◆ **Task details**
Retype the lines beneath this one, from the first through the line containing "Chart.register(...registerables);". Pictures are left out.

◆ **Stored data**
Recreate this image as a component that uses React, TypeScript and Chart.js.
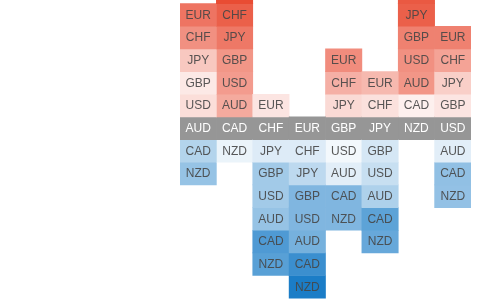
import React, { useEffect, useRef } from "react";
import { Chart, registerables } from "chart.js";

Chart.register(...registerables);

// Column (base) currencies
const bases = ["AUD", "CAD", "CHF", "EUR", "GBP", "JPY", "NZD", "USD"];
// Strength ranking: order of currencies from strongest to weakest
const ranking = ["EUR", "CHF", "JPY", "GBP", "USD", "AUD", "CAD", "NZD"];

// Cell intensity for each base column, listed in ranking order
// (positive = stronger / red, negative = weaker / blue, 0 = base)
const audValues = [0.75, 0.6, 0.3, 0.12, 0.18, 0, -0.31, -0.43];
const cadValues = [0.97, 0.86, 0.73, 0.57, 0.54, 0.46, 0, -0.08];
const chfValues = [0.14, 0, -0.14, -0.38, -0.38, -0.43, -0.72, -0.68];
const eurValues = [0, -0.14, -0.27, -0.52, -0.52, -0.56, -0.8, -0.93];
const gbpValues = [0.62, 0.43, 0.2, 0, -0.05, -0.12, -0.52, -0.52];
const jpyValues = [0.38, 0.16, 0, -0.17, -0.23, -0.33, -0.66, -0.62];
const nzdValues = [0.98, 0.9, 0.86, 0.68, 0.6, 0.57, 0.08, 0];
const usdValues = [0.68, 0.5, 0.26, 0.14, 0, -0.12, -0.45, -0.44];

const columnValues = [audValues, cadValues, chfValues, eurValues, gbpValues, jpyValues, nzdValues, usdValues];

const RED = [232, 70, 45];
const BLUE = [10, 115, 195];
const GRAY = "rgb(150,150,150)";

function cellColor(v: number, isBase: boolean): string {
  if (isBase) return GRAY;
  const t = Math.min(1, Math.abs(v));
  const c = v >= 0 ? RED : BLUE;
  const r = Math.round(255 + (c[0] - 255) * t);
  const g = Math.round(255 + (c[1] - 255) * t);
  const b = Math.round(255 + (c[2] - 255) * t);
  return `rgb(${r},${g},${b})`;
}

const labelPlugin = {
  id: "cellLabels",
  afterDatasetsDraw(chart: any) {
    const ctx = chart.ctx;
    const area = chart.chartArea;
    ctx.save();
    ctx.font = '12px "Liberation Sans", Arial, sans-serif';
    ctx.textAlign = "center";
    ctx.textBaseline = "middle";
    chart.data.datasets.forEach((ds: any, di: number) => {
      const meta = chart.getDatasetMeta(di);
      meta.data.forEach((el: any, i: number) => {
        const p = el.getProps(["x", "y", "base"], true);
        const cy = (p.y + p.base) / 2;
        if (cy < area.top - 15 || cy > area.bottom + 15) return;
        const isBase = bases[i] === ranking[di];
        ctx.fillStyle = isBase ? "#ffffff" : "rgba(70,70,70,0.9)";
        ctx.fillText(ranking[di], p.x, cy + 0.5);
      });
    });
    ctx.restore();
  },
};

export default function App() {
  const canvasRef = useRef<HTMLCanvasElement | null>(null);

  useEffect(() => {
    if (!canvasRef.current) return;
    const datasets = ranking.map((cur, r) => ({
      label: cur,
      data: bases.map((b) => {
        const offset = ranking.indexOf(b) - r;
        return [offset - 0.5, offset + 0.5];
      }),
      backgroundColor: bases.map((b, ci) => cellColor(columnValues[ci][r], b === cur)),
      borderWidth: 0,
      grouped: false,
      barPercentage: 1,
      categoryPercentage: 1,
    }));

    const chart = new Chart(canvasRef.current, {
      type: "bar",
      data: { labels: bases, datasets: datasets as any },
      options: {
        animation: false,
        responsive: true,
        maintainAspectRatio: false,
        layout: { padding: { left: 180, right: 9, top: 0, bottom: 0 } },
        plugins: {
          legend: { display: false },
          tooltip: { enabled: false },
        },
        scales: {
          x: { display: false },
          y: { display: false, min: -7.58, max: 5.66 },
        },
      },
      plugins: [labelPlugin],
    });
    return () => chart.destroy();
  }, []);

  return (
    <div style={{ position: "absolute", left: 0, top: 0, width: 480, height: 300, background: "#fff" }}>
      <canvas ref={canvasRef} />
    </div>
  );
}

◆ **Full output**
Recreate this image as a component that uses React, TypeScript and Chart.js.
import React, { useEffect, useRef } from "react";
import { Chart, registerables } from "chart.js";

Chart.register(...registerables);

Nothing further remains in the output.